“Uffa, mi sono stufata di vivere…” Così singhiozza Gelsomina, nel film La strada di Fellini, all’inizio del suo dialogo con il Matto. Non piange perché Zampanò la schiaffeggia e la maltratta, non si lamenta perché la vita è dura e il cibo è poco. Piange per ben altro. “Io non servo a nessuno… che ci sto a fare a questo mondo?”.



Il desiderio di servire a qualcosa o a qualcuno, di lasciare un segno, di essere al mondo per uno scopo, tutti ce l’abbiamo iscritto nel cuore, ognuno di noi, come Gelsomina.

Quando don Giussani nel 1987 ad Assago, intervenendo all’Assemblea della Dc lombarda, aveva “osato” parlare di senso religioso e di desiderio come fattori fondanti la responsabilità e l’azione degli uomini, tanti avevano storto il naso di fronte a parole che parevano utopiche, merce non per politici. Proprio il pianto di Gelsomina e lo storico intervento di Assago mi sono tornati in mente, leggendo sul Corriere della Sera un recente contributo in cui Ferruccio de Bortoli denuncia “una sotterranea corsa a contrastare e limitare la concorrenza” e aggiunge che “se vogliamo tornare a crescere … dovremo puntare sul desiderio individuale di scalare le montagne, non sull’ansia di conservare le quote acquisite da chi è già arrivato in cima”. Il desiderio individuale, personale, di ogni uomo, è dunque qualcosa che serve a far funzionare il mondo, nella fattispecie anche l’economia.



Torna ancora in mente don Giussani che, pochi mesi dopo l’intervento di Assago, in un’intervista aveva ribadito “il desiderio è come la scintilla con cui si accende il motore. Tutte le mosse umane nascono da questo fenomeno, da questo dinamismo costitutivo dell’uomo. Il desiderio accende il motore dell’uomo. E allora si mette a cercare il pane e l’acqua, si mette a cercare il lavoro, a cercare la donna, si interessa a come mai taluni hanno e altri non hanno…”.

La cosa strabiliante è che questo nostro darci da fare non solo fa girare il mondo, “combatte l’accidia da divano” (per usare ancora un’espressione di de Bortoli), ma ci fa essere contenti, ci appaga e ci corrisponde. 



Lo spenderci per migliorare le condizioni proprie e degli altri, perché il mondo vada meglio, il sacrificarsi per il bene dell’umanità, non è un mestiere per pochi, ma è il destino iscritto nel cuore di tutti. Siamo fatti per andare dietro a questo desiderio, non per fermarci a vivere di rendita.

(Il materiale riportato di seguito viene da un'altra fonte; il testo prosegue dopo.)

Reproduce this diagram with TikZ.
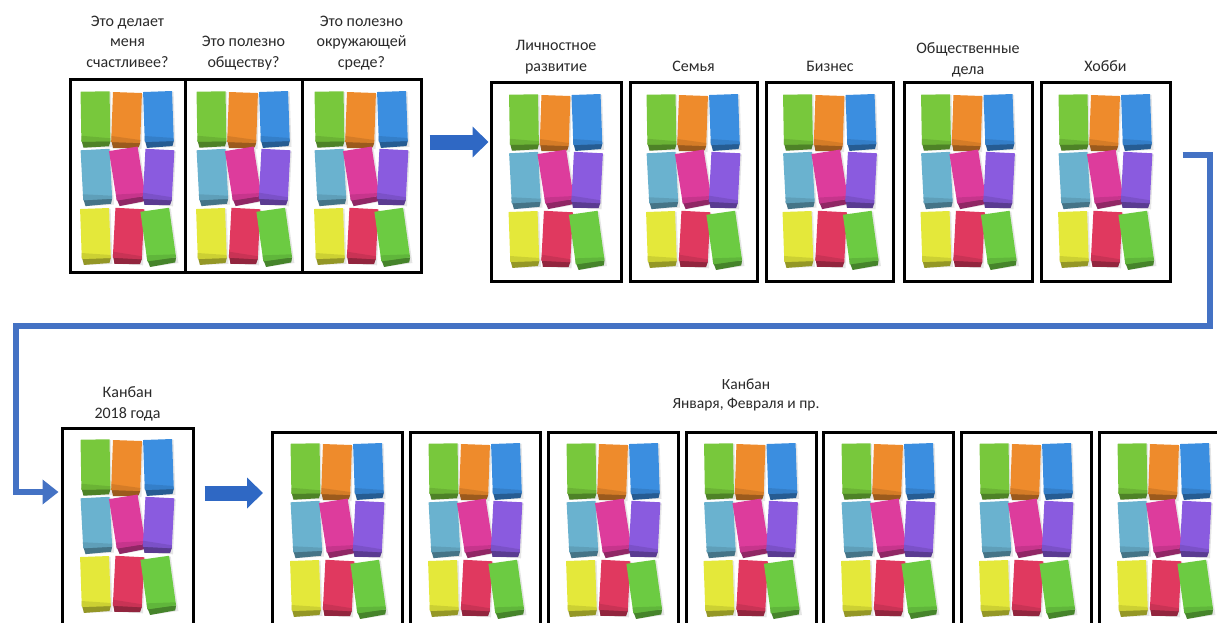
\documentclass[tikz,border=0pt]{standalone}
\usepackage{fontspec}
\setmainfont{Carlito}
\usetikzlibrary{arrows.meta,calc}
\definecolor{ngreen}{HTML}{78C83C}
\definecolor{norange}{HTML}{EE8B2C}
\definecolor{nblue}{HTML}{3B8EE0}
\definecolor{nlblue}{HTML}{6AB2CF}
\definecolor{nmag}{HTML}{DD3C9C}
\definecolor{npurp}{HTML}{8A5BDF}
\definecolor{nyel}{HTML}{E4E83A}
\definecolor{nred}{HTML}{E0395F}
\definecolor{ngreentwo}{HTML}{6CCB42}
\definecolor{loopblue}{HTML}{4472C4}
\definecolor{arrblue}{HTML}{2F68C4}
\definecolor{txt}{HTML}{2A2A2A}
\begin{document}
\begin{tikzpicture}[x=1pt,y=-1pt,
  board/.style={draw=black, line width=3pt, fill=white, inner sep=0pt},
  lbl/.style={anchor=south, inner sep=0pt, text depth=0pt, align=center, text=txt,
    font=\fontsize{16}{20.5}\selectfont},
  blockarrow/.style={draw=arrblue, line width=15pt, -{Triangle[length=16pt,width=30pt]}},
  loopline/.style={draw=loopblue, line width=5.5pt, line join=miter,
    -{Triangle[length=16pt,width=24pt]}},
  notes/.pic={
    \foreach \nx/\ny/\na/\nc in {-32/40/1/ngreen, -1/41/-2/norange, 31/40/2/nblue,
      -31/98/3/nlblue, 0/97/9/nmag, 31/98/-3/npurp,
      -32/157/2/nyel, 1/157/-3/nred, 31/158/8/ngreentwo}{
      \begin{scope}[shift={(\nx,\ny)}, rotate=\na]
        \fill[black!10] (-13,-26) rectangle (16,29);
        \fill[\nc!65!black] (-14.5,21) -- (14.5,23) -- (13,28) -- (-12.5,29) -- cycle;
        \fill[\nc] (-14.5,-27) rectangle (14.5,23);
        \fill[\nc!80!black, opacity=0.5] (-14.5,17) -- (14.5,20) -- (14.5,23) -- (-14.5,23) -- cycle;
      \end{scope}
    }
  }
]
\path[use as bounding box, clip] (0,0) rectangle (1217,623);
\fill[white] (0,0) rectangle (1217,623);

% top-left group
\node[board, minimum width=115, minimum height=192] (g1) at (127.5,176) {};
\node[board, minimum width=117, minimum height=192] (g2) at (243.5,176) {};
\node[board, minimum width=119, minimum height=192] (g3) at (361.5,176) {};
% top-right boards
\node[board, minimum width=130, minimum height=198] (p1) at (556,182) {};
\node[board, minimum width=127, minimum height=198] (p2) at (693.5,182) {};
\node[board, minimum width=127, minimum height=198] (p3) at (830,182) {};
\node[board, minimum width=128, minimum height=198] (p4) at (968,182) {};
\node[board, minimum width=129, minimum height=198] (p5) at (1105.5,182) {};
% bottom boards
\node[board, minimum width=131, minimum height=200] (k) at (127.5,528) {};
\foreach \i/\xx in {1/337.5, 2/475.5, 3/613.5, 4/751, 5/888.5, 6/1026.5, 7/1164.5}{
  \node[board, minimum width=130, minimum height=200] (b\i) at (\xx,532) {};
}

% notes
\foreach \n in {g1,g2,g3,p1,p2,p3,p4,p5,k,b1,b2,b3,b4,b5,b6,b7}{
  \pic at (\n.north) {notes};
}

% labels
\node[lbl] (lg1) at ([yshift=11pt]g1.north) {Это делает\\меня\\счастливее?};
\node[lbl] (lg2) at ([yshift=11pt]g2.north) {Это полезно\\обществу?};
\node[lbl] (lg3) at ([yshift=11pt]g3.north) {Это полезно\\окружающей\\среде?};
\node[lbl] (lp1) at ([yshift=10pt]p1.north) {Личностное\\развитие};
\node[lbl] (lp2) at ([yshift=10pt]p2.north) {Семья};
\node[lbl] (lp3) at ([yshift=10pt]p3.north) {Бизнес};
\node[lbl] (lp4) at ([yshift=7pt]p4.north) {Общественные\\дела};
\node[lbl] (lp5) at ([yshift=10pt]p5.north) {Хобби};
\node[lbl] (lk) at ([yshift=8pt]k.north) {Канбан\\2018 года};
\coordinate (bmid) at ($(b1.north)!0.5!(b7.north)$);
\node[lbl, font=\fontsize{15.5}{19}\selectfont] (lb) at ([xshift=-5pt,yshift=22pt]bmid) {Канбан\\Января, Февраля и пр.};

% arrows
\draw[blockarrow] ([xshift=7pt,yshift=34pt]g3.east) -- ([xshift=-1pt,yshift=40pt]p1.west);
\draw[blockarrow] ([xshift=10pt,yshift=35pt]k.east) -- ([xshift=-8pt,yshift=39pt]b1.west);
\draw[loopline] ([xshift=11pt,yshift=27pt]p5.east) -| (1210,326) -- (16,326)
  |- ([xshift=-2pt,yshift=36pt]k.west);
\end{tikzpicture}
\end{document}
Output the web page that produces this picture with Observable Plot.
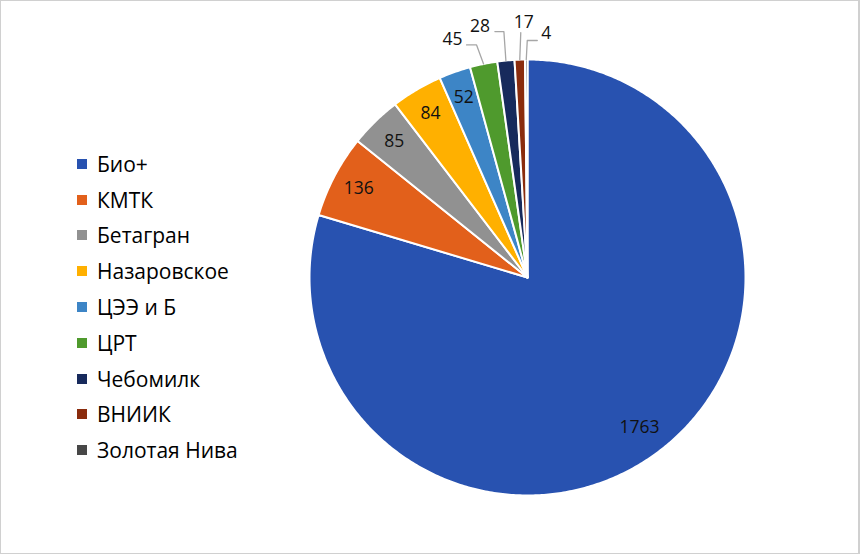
<!DOCTYPE html>
<html>
<head>
<meta charset="utf-8">
<script src="https://cdn.jsdelivr.net/npm/d3@7"></script>
<script src="https://cdn.jsdelivr.net/npm/@observablehq/plot@0.6"></script>
<style>
  html, body { margin: 0; padding: 0; background: #fff; }
  #wrap { position: relative; width: 860px; height: 555px; font-family: "Open Sans", Lato, sans-serif; }
  #frame { position: absolute; left: 0; top: 0; width: 857px; height: 552px; border: 1px solid #D0D0D0; border-right-width: 2px; pointer-events: none; }
  #legend { position: absolute; left: 77px; top: 146px; }
  .item { display: flex; align-items: center; height: 35.8px; font-size: 21px; color: #000; white-space: nowrap; }
  .sw { width: 10px; height: 10px; margin-right: 10px; }
</style>
</head>
<body>
<div id="wrap"><div id="chart"></div><div id="legend"></div><div id="frame"></div></div>
<script>
// ---- data ----
const names  = ["Био+", "КМТК", "Бетагран", "Назаровское", "ЦЭЭ и Б", "ЦРТ", "Чебомилк", "ВНИИК", "Золотая Нива"];
const values = [1763, 136, 85, 84, 52, 45, 28, 17, 4];
const colors = ["#2852B0", "#E2601B", "#919191", "#FFB000", "#3D85C6", "#4F9A2D", "#172A5C", "#8A2C0D", "#474747"];

// ---- layout (styling only) ----
const CX = 527, CY = 277, R = 218;
// callouts for small slices: pixel offsets from the slice's outer-edge midpoint
const callouts = {
  "ЦРТ":          {text: [-31, -25], elbow: [-7, -19],  end: [-17, -19]},
  "Чебомилк":     {text: [-26, -34], elbow: [-2, -29],  end: [-11, -29]},
  "ВНИИК":        {text: [4, -37],   elbow: [1, -27],   end: [1, -27]},
  "Золотая Нива": {text: [20, -26],  elbow: [1, -19],   end: [11, -19]}
};
const px = R; // pixels per data unit

const pie = d3.pie().sort(null).value(d => d.value);
const table = names.map((n, i) => ({name: n, value: values[i], color: colors[i]}));
const arcs = pie(table);

// polygon points for each slice (angles clockwise from 12 o'clock)
const slicePts = [];
for (const a of arcs) {
  const n = Math.max(2, Math.ceil((a.endAngle - a.startAngle) / 0.01));
  slicePts.push({name: a.data.name, x: 0, y: 0});
  for (let k = 0; k <= n; k++) {
    const t = a.startAngle + (a.endAngle - a.startAngle) * k / n;
    slicePts.push({name: a.data.name, x: Math.sin(t), y: Math.cos(t)});
  }
  slicePts.push({name: a.data.name, x: 0, y: 0});
}

const inside = [], outside = [], leaders = [];
for (const a of arcs) {
  const mid = (a.startAngle + a.endAngle) / 2;
  const c = callouts[a.data.name];
  if (!c) {
    const rr = a.data.value > 1000 ? 0.86 : 0.875;
    inside.push({label: String(a.data.value), x: rr * Math.sin(mid), y: rr * Math.cos(mid)});
  } else {
    const ex = Math.sin(mid), ey = Math.cos(mid);
    outside.push({label: String(a.data.value), x: ex + c.text[0] / px, y: ey - c.text[1] / px});
    leaders.push({name: a.data.name, x: ex, y: ey});
    leaders.push({name: a.data.name, x: ex + c.elbow[0] / px, y: ey - c.elbow[1] / px});
    leaders.push({name: a.data.name, x: ex + c.end[0] / px, y: ey - c.end[1] / px});
  }
}

const chart = Plot.plot({
  width: 860,
  height: 555,
  margin: 0,
  style: {fontFamily: "'Open Sans', Lato, sans-serif", background: "transparent"},
  x: {domain: [-1, 1], range: [CX - R, CX + R], axis: null},
  y: {domain: [-1, 1], range: [CY + R, CY - R], axis: null},
  color: {domain: names, range: colors},
  marks: [
    Plot.line(slicePts, {x: "x", y: "y", z: "name", fill: "name", stroke: "white", strokeWidth: 2, curve: "linear"}),
    Plot.line(leaders, {x: "x", y: "y", z: "name", stroke: "#A6A6A6", strokeWidth: 1.3}),
    Plot.text(inside, {x: "x", y: "y", text: "label", fontSize: 17.5, fill: "#111"}),
    Plot.text(outside, {x: "x", y: "y", text: "label", fontSize: 17.5, fill: "#111"})
  ]
});
document.getElementById("chart").appendChild(chart);

const legend = d3.select("#legend");
table.forEach(d => {
  const it = legend.append("div").attr("class", "item");
  it.append("div").attr("class", "sw").style("background", d.color);
  it.append("span").text(d.name);
});
</script>
</body>
</html>
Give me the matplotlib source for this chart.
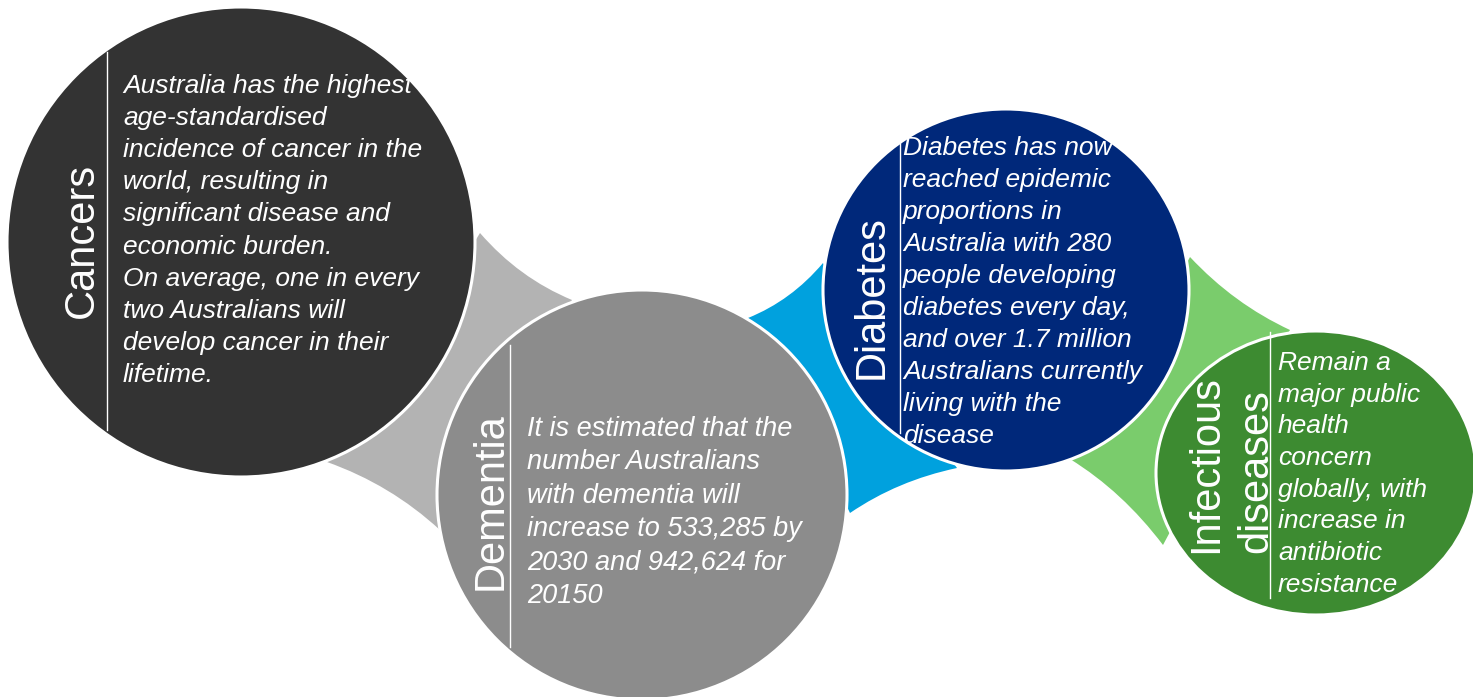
import matplotlib.pyplot as plt
from matplotlib.patches import Ellipse, PathPatch
from matplotlib.path import Path

plt.rcParams['font.family'] = ['Liberation Sans', 'DejaVu Sans']

# topics, left to right
titles = ['Cancers', 'Dementia', 'Diabetes', 'Infectious\ndiseases']

cancers_text = ['Australia has the highest',
                'age-standardised',
                'incidence of cancer in the',
                'world, resulting in',
                'significant disease and',
                'economic burden.',
                'On average, one in every',
                'two Australians will',
                'develop cancer in their',
                'lifetime.']

dementia_text = ['It is estimated that the',
                 'number Australians',
                 'with dementia will',
                 'increase to 533,285 by',
                 '2030 and 942,624 for',
                 '20150']

diabetes_text = ['Diabetes has now',
                 'reached epidemic',
                 'proportions in',
                 'Australia with 280',
                 'people developing',
                 'diabetes every day,',
                 'and over 1.7 million',
                 'Australians currently',
                 'living with the',
                 'disease']

infectious_text = ['Remain a',
                   'major public',
                   'health',
                   'concern',
                   'globally, with',
                   'increase in',
                   'antibiotic',
                   'resistance']

circle_colors = ['#333333', '#8c8c8c', '#00287a', '#3d8b31']
link_colors = ['#b3b3b3', '#00a1de', '#7acc6c']

# layout in pixel units (y grows downward)
circles = [  # cx, cy, width, height
    (241, 242, 468, 470),
    (642, 495, 410, 410),
    (1006, 290, 366, 362),
    (1316, 473, 320, 284),
]
links = [  # tips: top, right, bottom, left
    [(480, 233), (572, 300), (440, 530), (327, 462)],
    [(823, 263), (957, 468), (850, 513), (748, 318)],
    [(1190, 257), (1290, 330), (1163, 545), (1070, 459)],
]
dividers = [(107, 52, 430), (510, 345, 647), (900, 137, 433), (1270, 332, 598)]
title_pos = [(93, 240), (502, 501), (883, 297)]
body = [  # lines, x, first baseline, line step, font size
    (cancers_text, 123, 93, 32.1, 19),
    (dementia_text, 527, 436, 33.4, 19.5),
    (diabetes_text, 903, 155, 32.0, 19),
    (infectious_text, 1278, 370, 31.7, 19),
]

fig = plt.figure(figsize=(14.73, 6.97), dpi=100)
ax = fig.add_axes([0, 0, 1, 1])
ax.set_xlim(0, 1473)
ax.set_ylim(697, 0)
ax.axis('off')


def concave_link(tips, color, bend=0.1):
    cx = sum(p[0] for p in tips) / 4
    cy = sum(p[1] for p in tips) / 4
    verts = [tips[0]]
    codes = [Path.MOVETO]
    for i in range(4):
        a, b = tips[i], tips[(i + 1) % 4]
        mx, my = (a[0] + b[0]) / 2, (a[1] + b[1]) / 2
        ctrl = (mx + bend * (cx - mx), my + bend * (cy - my))
        verts += [ctrl, b]
        codes += [Path.CURVE3, Path.CURVE3]
    verts.append(tips[0])
    codes.append(Path.CLOSEPOLY)
    ax.add_patch(PathPatch(Path(verts, codes), facecolor=color,
                           edgecolor='none', zorder=1))


for tips, c in zip(links, link_colors):
    concave_link(tips, c)

for (cx, cy, w, h), c in zip(circles, circle_colors):
    ax.add_patch(Ellipse((cx, cy), w, h, facecolor=c, edgecolor='white',
                         linewidth=2.2, zorder=2))

for x, y0, y1 in dividers:
    ax.plot([x, x], [y0, y1], color='white', linewidth=1.0, zorder=3)

for (x, y), t in zip(title_pos, titles[:3]):
    ax.text(x, y, t, rotation=90, rotation_mode='anchor', ha='center',
            va='baseline', color='white', fontsize=30, zorder=4)

# two-line title, both lines start from the same point
for x, t in zip([1217, 1267], titles[3].split('\n')):
    ax.text(x, 553, t, rotation=90, rotation_mode='anchor', ha='left',
            va='baseline', color='white', fontsize=30, zorder=4)

for lines, x, y, step, size in body:
    for i, line in enumerate(lines):
        ax.text(x, y + i * step, line, ha='left', va='baseline',
                color='white', fontsize=size, style='italic', zorder=4)

plt.savefig('out.png', dpi=100)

Non è un dovere etico o civile ad imporcelo, ma la natura del nostro cuore ad esigerlo. L’infinito lo abbiamo iscritto nel cuore, è per questo che siamo fatti per non fermarci, per non vivere di rendita, per accettare di correre e di “concorrere”, per non “affondare nel tempo” e “non accettare l’orizzonte dell’isola”. Nei Dialoghi con Leucò di Pavese (la poesia ci serve sempre perché vede più di ciò che l’intelletto sa spiegare!) la dea Calipso cercherà di trattenere per sempre Ulisse/Odisseo nell’isola di Ogigia, e cercherà di placare l’inquietudine dell’eroe che continua irrimediabilmente a desiderare il mare aperto. “Non vale la pena, Odisseo. Chi non si ferma adesso, subito, non si ferma mai più. Devi rompere una volta il destino e lasciarti affondare nel tempo. Cos’è stato finora il tuo errare inquieto?”

E qui la risposta dell’eroe greco mostra la grandezza drammatica di chi non “sa”, di chi non conosce la Verità del destino, ma non può non riconoscere ciò che ha impresso nell’animo: “Se lo sapessi avrei già smesso. Ma tu dimentichi qualcosa. Quello che cerco l’ho nel cuore, come te”.

Siamo fatti per cercare ciò che desideriamo. Il nostro darci da fare non segna la vittoria dell’impegno, della generosità, del doverismo. Il nostro muoverci indica la vittoria del desiderio. E di fronte a questa vittoria siamo disposti a qualunque sacrificio. Tanti martiri non hanno dato la vita per meno di questo.